Domicile of origin refers to a person’s domicile at birth. A child acquires the domicile of his or her father at birth. However, if the father is unknown or had passed away before the child’s birth, the child would take the domicile of his or her mother. A person retains this domicile of origin from birth until that person acquires a domicile of choice in another country.
Domicile of choice is determined by that person’s intention to acquire to acquire another docile. Section 9 of the Domicile Act 1981 (WA) states that, “The intention that a person must have in order to acquire a domicile of choice in a country is the intention to make his home indefinitely in that country.”

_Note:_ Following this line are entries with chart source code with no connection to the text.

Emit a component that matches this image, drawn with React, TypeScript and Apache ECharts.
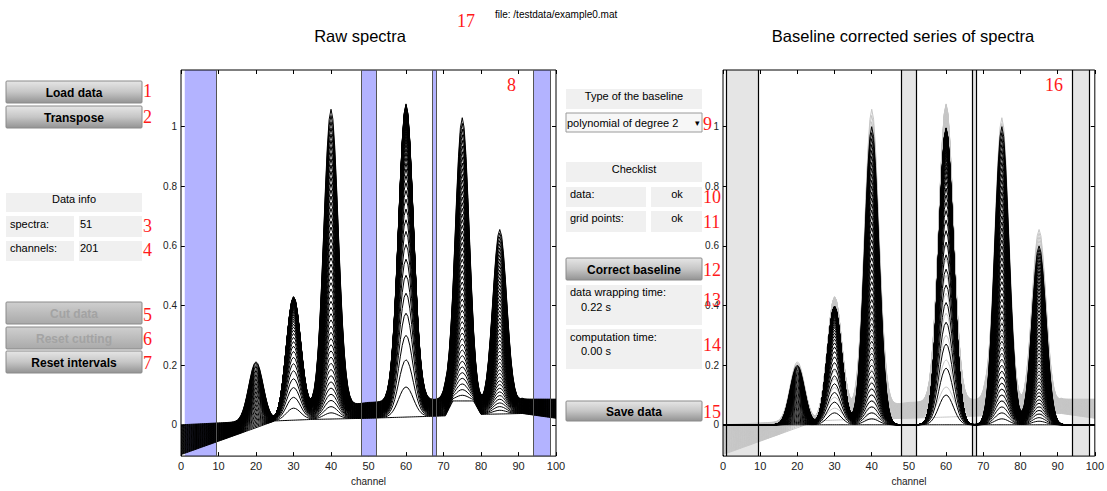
import React, { useEffect, useRef } from "react";
import * as echarts from "echarts";

// ---------- data ----------
const channels: number[] = [];
for (let i = 0; i <= 200; i++) channels.push(i / 2); // 201 channels, 0..100

const peakCenters = [20, 30, 40, 60, 75, 85];
const peakHeights = [0.2, 0.4, 1.0, 1.0, 1.0, 0.6];
const peakSigmas = [1.9, 1.9, 1.9, 1.95, 1.9, 1.85];
const peakProfile = ["lin", "geo", "lin", "geo", "lin", "lin"];

// scaling of each of the 51 spectra (two observed patterns)
const factorsGeo = [
  0, 0.1, 0.19, 0.271, 0.344, 0.41, 0.469, 0.522, 0.57, 0.613, 0.651, 0.686, 0.718,
  0.746, 0.771, 0.794, 0.815, 0.833, 0.85, 0.865, 0.878, 0.891, 0.902, 0.911, 0.92,
  0.928, 0.935, 0.942, 0.948, 0.953, 0.958, 0.962, 0.966, 0.969, 0.972, 0.975, 0.977,
  0.98, 0.982, 0.984, 0.985, 0.987, 0.988, 0.989, 0.99, 0.991, 0.992, 0.993, 0.994,
  0.995, 0.996,
];
const factorsLin = [
  0, 0.02, 0.04, 0.06, 0.08, 0.1, 0.12, 0.14, 0.16, 0.18, 0.2, 0.22, 0.24, 0.26, 0.28,
  0.3, 0.32, 0.34, 0.36, 0.38, 0.4, 0.42, 0.44, 0.46, 0.48, 0.5, 0.52, 0.54, 0.56, 0.58,
  0.6, 0.62, 0.64, 0.66, 0.68, 0.7, 0.72, 0.74, 0.76, 0.78, 0.8, 0.82, 0.84, 0.86, 0.88,
  0.9, 0.92, 0.94, 0.96, 0.98, 1.0,
];

// baseline envelopes of the raw spectra (spectrum with smallest / largest peaks)
const baseKnotsX = [0, 16, 25, 35, 50, 70.5, 72.5, 78, 80, 88, 91, 100];
const baseLow = [-0.1, -0.028, 0.013, 0.018, 0.022, 0.03, 0.08, 0.08, 0.035, 0.037, 0.038, 0.022];
const baseHigh = [0.0, 0.01, 0.013, 0.05, 0.075, 0.086, 0.03, 0.03, 0.055, 0.055, 0.086, 0.086];

// selected grid intervals
const intervals = [
  [1, 9.5],
  [48, 52],
  [67, 68],
  [94, 98.5],
];

const yTicks = [0, 0.2, 0.4, 0.6, 0.8, 1];

// ---------- build spectra ----------
function envelope(vals: number[], x: number) {
  for (let i = 0; i < baseKnotsX.length - 1; i++) {
    const a = baseKnotsX[i], b = baseKnotsX[i + 1];
    if (x >= a && x <= b) return vals[i] + ((vals[i + 1] - vals[i]) * (x - a)) / (b - a);
  }
  return vals[vals.length - 1];
}

const rawSpectra: number[][][] = [];
const corrSpectra: number[][][] = [];
for (let k = 0; k < factorsLin.length; k++) {
  const t = k / (factorsLin.length - 1);
  const raw: number[][] = [];
  const cor: number[][] = [];
  for (const x of channels) {
    let p = 0;
    for (let i = 0; i < peakCenters.length; i++) {
      const f = peakProfile[i] === "geo" ? factorsGeo[k] : factorsLin[k];
      const d = (x - peakCenters[i]) / peakSigmas[i];
      p += peakHeights[i] * f * Math.exp(-0.5 * d * d);
    }
    const lo = envelope(baseLow, x), hi = envelope(baseHigh, x);
    const b = lo + t * (hi - lo);
    cor.push([x, +p.toFixed(5)]);
    raw.push([x, +(p + b).toFixed(5)]);
  }
  rawSpectra.push(raw);
  corrSpectra.push(cor);
}

// ---------- helpers ----------
const SANS = '"Liberation Sans", Arial, Helvetica, sans-serif';

function axesFor(gi: number) {
  const common = {
    gridIndex: gi,
    type: "value" as const,
    splitLine: { show: false },
    axisLine: { show: false, onZero: false },
  };
  const tick = { inside: true, length: 4, lineStyle: { color: "#000" } };
  const xa = [
    {
      ...common,
      min: 0,
      max: 100,
      interval: 10,
      position: "bottom",
      axisTick: tick,
      axisLabel: { fontSize: 11, color: "#222", margin: 4, fontFamily: SANS },
      name: "channel",
      nameLocation: "middle",
      nameGap: 18,
      nameTextStyle: { fontSize: 10, color: "#222", fontFamily: SANS },
    },
    {
      ...common,
      min: 0,
      max: 100,
      interval: 10,
      position: "top",
      axisTick: tick,
      axisLabel: { show: false },
    },
  ];
  const ya = [
    {
      ...common,
      min: -0.105,
      max: 1.19,
      position: "left",
      axisTick: { ...tick, customValues: yTicks },
      axisLabel: {
        customValues: yTicks,
        fontSize: 10,
        color: "#222",
        margin: 4,
        fontFamily: SANS,
        formatter: (v: number) => String(Math.round(v * 10) / 10),
      },
    },
    {
      ...common,
      min: -0.105,
      max: 1.19,
      position: "right",
      axisTick: { ...tick, customValues: yTicks },
      axisLabel: { show: false, customValues: yTicks },
    },
  ];
  return { xa, ya };
}

function bandSeries(gi: number, fill: string, edge: string, edgeW: number, skipFirstEdge: boolean) {
  const lines: any[] = [];
  intervals.forEach((iv, idx) => {
    if (!(skipFirstEdge && idx === 0)) lines.push({ xAxis: iv[0] });
    lines.push({ xAxis: iv[1] });
  });
  return {
    type: "line",
    xAxisIndex: gi * 2,
    yAxisIndex: gi * 2,
    data: [],
    silent: true,
    z: 1,
    markArea: {
      silent: true,
      itemStyle: { color: fill, borderWidth: 0 },
      data: intervals.map((iv) => [{ xAxis: iv[0] }, { xAxis: iv[1] }]),
    },
    markLine: {
      silent: true,
      symbol: ["none", "none"],
      label: { show: false },
      lineStyle: { color: edge, width: edgeW, type: "solid" },
      data: lines,
    },
  };
}

function spectraSeries(gi: number, list: number[][][], color: string, z: number, width: number) {
  return list.map((d) => ({
    type: "line",
    xAxisIndex: gi * 2,
    yAxisIndex: gi * 2,
    data: d,
    showSymbol: false,
    symbol: "none",
    silent: true,
    z,
    lineStyle: { color, width },
  }));
}

function gradButton(x: number, y: number, w: number, h: number, text: string, disabled = false) {
  return {
    type: "group",
    z: 20,
    children: [
      {
        type: "rect",
        shape: { x, y, width: w, height: h, r: 1 },
        style: {
          fill: new echarts.graphic.LinearGradient(0, 0, 0, 1, disabled
            ? [
                { offset: 0, color: "#cfcfcf" },
                { offset: 1, color: "#a9a9a9" },
              ]
            : [
                { offset: 0, color: "#e6e6e6" },
                { offset: 0.5, color: "#c6c6c6" },
                { offset: 1, color: "#939393" },
              ]),
          stroke: "#8a8a8a",
          lineWidth: 1,
        },
      },
      {
        type: "text",
        x: x + w / 2,
        y: y + h / 2 + 0.5,
        style: {
          text,
          font: `bold 12px ${SANS}`,
          fill: disabled ? "#a3a3a3" : "#000",
          align: "center",
          verticalAlign: "middle",
        },
      },
    ],
  };
}

function infoBox(x: number, y: number, w: number, h: number) {
  return { type: "rect", z: 20, shape: { x, y, width: w, height: h }, style: { fill: "#f0f0f0" } };
}

function txt(x: number, y: number, text: string, align = "left", font = `11px ${SANS}`, fill = "#000") {
  return { type: "text", z: 21, x, y, style: { text, font, fill, align, verticalAlign: "middle" } };
}

function redNum(x: number, y: number, text: string) {
  return {
    type: "text",
    z: 30,
    x,
    y,
    style: { text, font: '18px "Liberation Serif", "DejaVu Serif", serif', fill: "#ff1a1a", align: "left", verticalAlign: "middle" },
  };
}

export default function App() {
  const ref = useRef<HTMLDivElement>(null);
  useEffect(() => {
    if (!ref.current) return;
    const chart = echarts.init(ref.current, undefined, { renderer: "svg" });
    const a0 = axesFor(0);
    const a1 = axesFor(1);

    const graphic: any[] = [
      // titles
      txt(360, 36, "Raw spectra", "center", `16.5px ${SANS}`),
      txt(903, 36, "Baseline corrected series of spectra", "center", `16.5px ${SANS}`),
      txt(495, 14, "file: /testdata/example0.mat", "left", `10px ${SANS}`),
      // left panel
      gradButton(6, 81, 136, 22, "Load data"),
      gradButton(6, 106, 136, 22, "Transpose"),
      infoBox(6, 193, 136, 19),
      txt(74, 199, "Data info", "center"),
      infoBox(6, 216, 68, 21),
      infoBox(79, 216, 63, 21),
      txt(10, 224, "spectra:"),
      txt(80, 224, "51"),
      infoBox(6, 241, 68, 20),
      infoBox(79, 241, 63, 20),
      txt(10, 248, "channels:"),
      txt(80, 248, "201"),
      gradButton(6, 302, 136, 22, "Cut data", true),
      gradButton(6, 327, 136, 22, "Reset cutting", true),
      gradButton(6, 351, 136, 22, "Reset intervals"),
      // middle panel
      infoBox(566, 89, 136, 20),
      txt(634, 96, "Type of the baseline", "center"),
      {
        type: "rect",
        z: 20,
        shape: { x: 566, y: 113, width: 136, height: 19 },
        style: { fill: "#f7f7f7", stroke: "#9a9a9a", lineWidth: 1 },
      },
      txt(567, 123, "polynomial of degree 2"),
      txt(697, 123, "▾", "center", `9px ${SANS}`),
      infoBox(566, 162, 136, 20),
      txt(634, 169, "Checklist", "center"),
      infoBox(566, 187, 80, 20),
      infoBox(651, 187, 51, 20),
      txt(570, 194, "data:"),
      txt(677, 194, "ok", "center"),
      infoBox(566, 211, 80, 21),
      infoBox(651, 211, 51, 21),
      txt(570, 218, "grid points:"),
      txt(677, 218, "ok", "center"),
      gradButton(566, 258, 136, 22, "Correct baseline"),
      infoBox(566, 285, 136, 40),
      txt(570, 292, "data wrapping time:"),
      txt(581, 307, "0.22 s"),
      infoBox(566, 329, 136, 40),
      txt(570, 337, "computation time:"),
      txt(581, 351, "0.00 s"),
      gradButton(566, 401, 136, 20, "Save data"),
      // red annotations
      redNum(457, 21, "17"),
      redNum(507, 85, "8"),
      redNum(1045, 85, "16"),
      redNum(143, 91, "1"),
      redNum(143, 117, "2"),
      redNum(143, 226, "3"),
      redNum(143, 250, "4"),
      redNum(143, 315, "5"),
      redNum(143, 339, "6"),
      redNum(143, 363, "7"),
      redNum(703, 124, "9"),
      redNum(703, 197, "10"),
      redNum(703, 222, "11"),
      redNum(703, 270, "12"),
      redNum(703, 300, "13"),
      redNum(703, 345, "14"),
      redNum(703, 412, "15"),
    ];

    chart.setOption({
      animation: false,
      backgroundColor: "#fff",
      grid: [
        { left: 181, top: 70, width: 375, height: 391, show: true, borderColor: "#000", borderWidth: 1, backgroundColor: "transparent", z: 5 },
        { left: 723, top: 70, width: 376, height: 391, show: true, borderColor: "#000", borderWidth: 1, backgroundColor: "transparent", z: 5 },
      ],
      xAxis: [...a0.xa, ...a1.xa],
      yAxis: [...a0.ya, ...a1.ya],
      series: [
        bandSeries(0, "#b3b3ff", "#555", 1, true),
        ...spectraSeries(0, rawSpectra, "#000", 3, 1),
        bandSeries(1, "#e5e5e5", "#000", 1.2, false),
        ...spectraSeries(1, rawSpectra, "#c6c6c6", 2, 1),
        ...spectraSeries(1, corrSpectra, "#000", 3, 1),
      ],
      graphic,
    });
    return () => chart.dispose();
  }, []);
  return (
    <div
      ref={ref}
      style={{ position: "absolute", left: 0, top: 0, width: 1107, height: 491 }}
    />
  );
}
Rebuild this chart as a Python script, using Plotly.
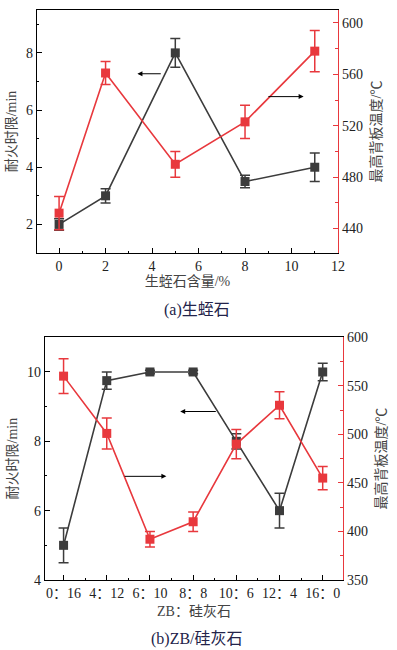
import plotly.graph_objects as go

# ---- Panel (a) data ----
a_x = [0, 2, 5, 8, 11]
a_fire = [2.0, 3.0, 8.0, 3.5, 4.0]
a_fire_err = [0.2, 0.25, 0.5, 0.22, 0.5]
a_temp = [452, 561, 490, 523, 578]
a_temp_err = [13, 9, 10, 13, 16]

# ---- Panel (b) data ----
b_cats = ["0：16", "4：12", "6：10", "8：8", "10：6", "12：4", "16：0"]
b_fire = [5.0, 9.75, 10.0, 10.0, 8.0, 6.0, 10.0]
b_fire_err = [0.5, 0.25, 0.05, 0.05, 0.22, 0.5, 0.25]
b_temp = [560, 501, 392, 410, 490, 530, 455]
b_temp_err = [18, 16, 8, 10, 15, 14, 12]

BLACK = "#3c3c3c"
RED = "#e8383d"
FONT = "'Liberation Serif', 'Noto Sans CJK SC', serif"
W, H = 397, 650

def px_x(a, b):
    return [a / W, b / W]

def px_y(top, bottom):
    return [1 - bottom / H, 1 - top / H]

fig = go.Figure()

def add_series(x, y, err, color, xa, ya):
    fig.add_trace(go.Scatter(
        x=x, y=y, mode="lines+markers", xaxis=xa, yaxis=ya,
        line=dict(color=color, width=1.6),
        marker=dict(symbol="square", size=9, color=color),
        error_y=dict(type="data", array=err, visible=True, color=color,
                     thickness=1.5, width=5),
        showlegend=False, cliponaxis=False))

b_idx = list(range(len(b_cats)))

add_series(a_x, a_fire, a_fire_err, BLACK, "x", "y")
add_series(a_x, a_temp, a_temp_err, RED, "x", "y2")
add_series(b_idx, b_fire, b_fire_err, BLACK, "x2", "y3")
add_series(b_idx, b_temp, b_temp_err, RED, "x2", "y4")

tickfont = dict(family=FONT, size=14, color="#222222")
titlefont = dict(family=FONT, size=14, color="#444444")

common_axis = dict(showgrid=False, zeroline=False, showline=True, linewidth=1.2,
                   ticks="inside", ticklen=5, tickwidth=1, tickfont=tickfont,
                   automargin=False)

fig.update_layout(
    width=W, height=H, margin=dict(l=0, r=0, t=0, b=0),
    paper_bgcolor="white", plot_bgcolor="white",
    xaxis=dict(**common_axis, domain=px_x(37, 338), anchor="y", range=[-0.95, 12],
               tickvals=[0, 2, 4, 6, 8, 10, 12], linecolor="black", mirror=True,
               tickcolor="black",
               minor=dict(dtick=1, tick0=0, ticks="inside", ticklen=2, tickcolor="black"),
               title=dict(text="生蛭石含量/%", font=titlefont, standoff=2)),
    yaxis=dict(**common_axis, domain=px_y(10, 253), anchor="x", range=[1.0, 9.5],
               tickvals=[2, 4, 6, 8], linecolor="black", tickcolor="black",
               minor=dict(dtick=1, tick0=1, ticks="inside", ticklen=2, tickcolor="black"),
               title=dict(text="耐火时限/min", font=titlefont, standoff=6)),
    yaxis2=dict(**common_axis, overlaying="y", side="right", anchor="x", range=[421, 610],
                tickvals=[440, 480, 520, 560, 600], linecolor=RED, tickcolor=RED,
                minor=dict(dtick=20, tick0=0, ticks="inside", ticklen=3, tickcolor=RED),
                title=dict(text="最高背板温度/℃", font=titlefont, standoff=9)),
    xaxis2=dict(**common_axis, domain=px_x(45, 343), anchor="y3", range=[-0.43, 6.47],
                tickvals=b_idx, ticktext=b_cats, linecolor="black", mirror=True,
                tickcolor="black",
                minor=dict(dtick=0.5, tick0=0, ticks="inside", ticklen=2, tickcolor="black"),
                title=dict(text="ZB：硅灰石", font=titlefont, standoff=6)),
    yaxis3=dict(**common_axis, domain=px_y(337.3, 580), anchor="x2", range=[4, 11],
                tickvals=[4, 6, 8, 10], linecolor="black", tickcolor="black",
                minor=dict(dtick=1, tick0=0, ticks="inside", ticklen=2, tickcolor="black"),
                title=dict(text="耐火时限/min", font=titlefont, standoff=6)),
    yaxis4=dict(**common_axis, overlaying="y3", side="right", anchor="x2", range=[350, 600],
                tickvals=[350, 400, 450, 500, 550, 600], linecolor=RED, tickcolor=RED,
                minor=dict(dtick=25, tick0=0, ticks="inside", ticklen=3, tickcolor=RED),
                title=dict(text="最高背板温度/℃", font=titlefont, standoff=9)),
)

def arrow(x0, x1, y, xr, yr):
    fig.add_annotation(x=x1, y=y, ax=x0, ay=y, xref=xr, yref=yr, axref=xr, ayref=yr,
                       showarrow=True, arrowhead=2, arrowsize=1, arrowwidth=1,
                       arrowcolor="black", text="")

arrow(4.44, 3.37, 7.27, "x", "y")
arrow(8.94, 10.52, 6.47, "x", "y")
arrow(3.56, 2.70, 8.86, "x2", "y3")
arrow(1.38, 2.38, 6.99, "x2", "y3")

capfont = dict(family=FONT, size=16, color="#23234a")
fig.add_annotation(x=197 / W, y=1 - 310 / H, xref="paper", yref="paper", text="(a)生蛭石",
                   showarrow=False, font=capfont, yanchor="middle", xanchor="center")
fig.add_annotation(x=197 / W, y=1 - 639 / H, xref="paper", yref="paper", text="(b)ZB/硅灰石",
                   showarrow=False, font=capfont, yanchor="middle", xanchor="center")

fig.write_html("out.html", config={"displayModeBar": False},
               post_script="document.body.style.margin='0px';")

Whether the deceased has acquired a new domicile by choice would require an investigation to the deceased’s person’s citizenship and visa status, living arrangements and linkages to the new country. Some factors that demonstrate an intention to change domicile include: –
- The deceased acquiring citizenship or a visa that enables the deceased to live permanently in the country of choice. A working visa or a temporary visa may not be sufficient to demonstrate an intention to acquire a new domicile by choice as the deceased does not have the right to live permanently in the new country of choice.
- The deceased spending substantial residence in the country of choice.
- The deceased having employment or operating a business in the country of choice.
- The deceased transferring assets to the country of choice.
- The deceased holding a preponderance of assets in the domicile of choice.
- The residence of the immediate family of the deceased in the country of choice.
- The deceased enrolling to vote to in the country of choice.
- The deceased obtaining medical and other government benefits in the country of choice.
- The deceased’s address stated in tax returns filed with the Australian Taxation Office.
- The cancellation, termination or abandonment of links to the country of origin.
At the end of the day, one factor alone will not be sufficient to determine whether the deceased intended to change his or her domicile. The factors must be considered as a whole and must show on a balance of probabilities that the deceased intended to acquire a domicile of choice and to abandon the domicile of origin.